# Requirement
Retype only what runs from the beginning of the data through the line with "(ttest) at (63,608)"; please omit the pictures and keep every line exact.

# Dataset extract
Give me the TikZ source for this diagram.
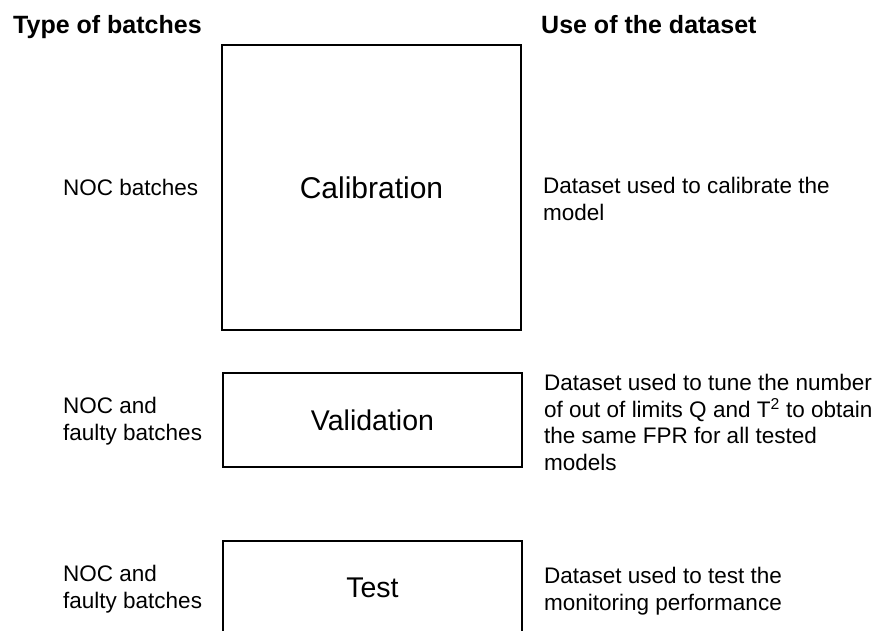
\documentclass[tikz,border=0pt]{standalone}
\usepackage{fontspec}
\setmainfont{Liberation Sans}
\begin{document}
\begin{tikzpicture}[x=1pt,y=-1pt,
  head/.style={font=\fontsize{25}{30}\selectfont\bfseries, inner sep=0pt, anchor=base west},
  % multi-line nodes: the base anchor sits on the last line's baseline
  body/.style={font=\fontsize{22.5}{26.5}\selectfont, inner sep=0pt, anchor=base west, align=left},
  setbox/.style={draw=black, line width=2pt, minimum width=299pt, inner sep=0pt},
]
\useasboundingbox (0,0) rectangle (878,630);
\fill[white] (0,0) rectangle (878,630);
\clip (0,0) rectangle (878,630);

% column headings
\node[head] (hleft)  at (13,33)  {Type of batches};
\node[head] (hright) at (541,33) {Use of the dataset};

% dataset boxes
\node[setbox, minimum height=285pt, font=\fontsize{30}{36}\selectfont]   (cal)  at (371.5,187.5) {Calibration};
\node[setbox, minimum height=94pt,  font=\fontsize{28.5}{34}\selectfont] (val)  at (372.5,420)   {Validation};
\node[setbox, minimum height=94pt,  font=\fontsize{28.5}{34}\selectfont] (test) at (372.5,588)   {Test};

% batch types
\node[body] (tcal)  at (63,195) {NOC batches};
\node[body] (tval)  at (63,440) {NOC and\\faulty batches};
\node[body] (ttest) at (63,608) {NOC and\\faulty batches};

% dataset uses
\node[body] (ucal)  at (543,220) {Dataset used to calibrate the\\model};
\node[body] (uval)  at (544,470) {Dataset used to tune the number\\of out of limits Q and T\textsuperscript{2} to obtain\\the same FPR for all tested\\models};
\node[body] (utest) at (544,610) {Dataset used to test the\\monitoring performance};
\end{tikzpicture}
\end{document}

# Response to this exercise
Give me the TikZ source for this diagram.
\documentclass[tikz,border=0pt]{standalone}
\usepackage{fontspec}
\setmainfont{Liberation Sans}
\begin{document}
\begin{tikzpicture}[x=1pt,y=-1pt,
  head/.style={font=\fontsize{25}{30}\selectfont\bfseries, inner sep=0pt, anchor=base west},
  % multi-line nodes: the base anchor sits on the last line's baseline
  body/.style={font=\fontsize{22.5}{26.5}\selectfont, inner sep=0pt, anchor=base west, align=left},
  setbox/.style={draw=black, line width=2pt, minimum width=299pt, inner sep=0pt},
]
\useasboundingbox (0,0) rectangle (878,630);
\fill[white] (0,0) rectangle (878,630);
\clip (0,0) rectangle (878,630);

% column headings
\node[head] (hleft)  at (13,33)  {Type of batches};
\node[head] (hright) at (541,33) {Use of the dataset};

% dataset boxes
\node[setbox, minimum height=285pt, font=\fontsize{30}{36}\selectfont]   (cal)  at (371.5,187.5) {Calibration};
\node[setbox, minimum height=94pt,  font=\fontsize{28.5}{34}\selectfont] (val)  at (372.5,420)   {Validation};
\node[setbox, minimum height=94pt,  font=\fontsize{28.5}{34}\selectfont] (test) at (372.5,588)   {Test};

% batch types
\node[body] (tcal)  at (63,195) {NOC batches};
\node[body] (tval)  at (63,440) {NOC and\\faulty batches};
\node[body] (ttest) at (63,608) {NOC and\\faulty batches};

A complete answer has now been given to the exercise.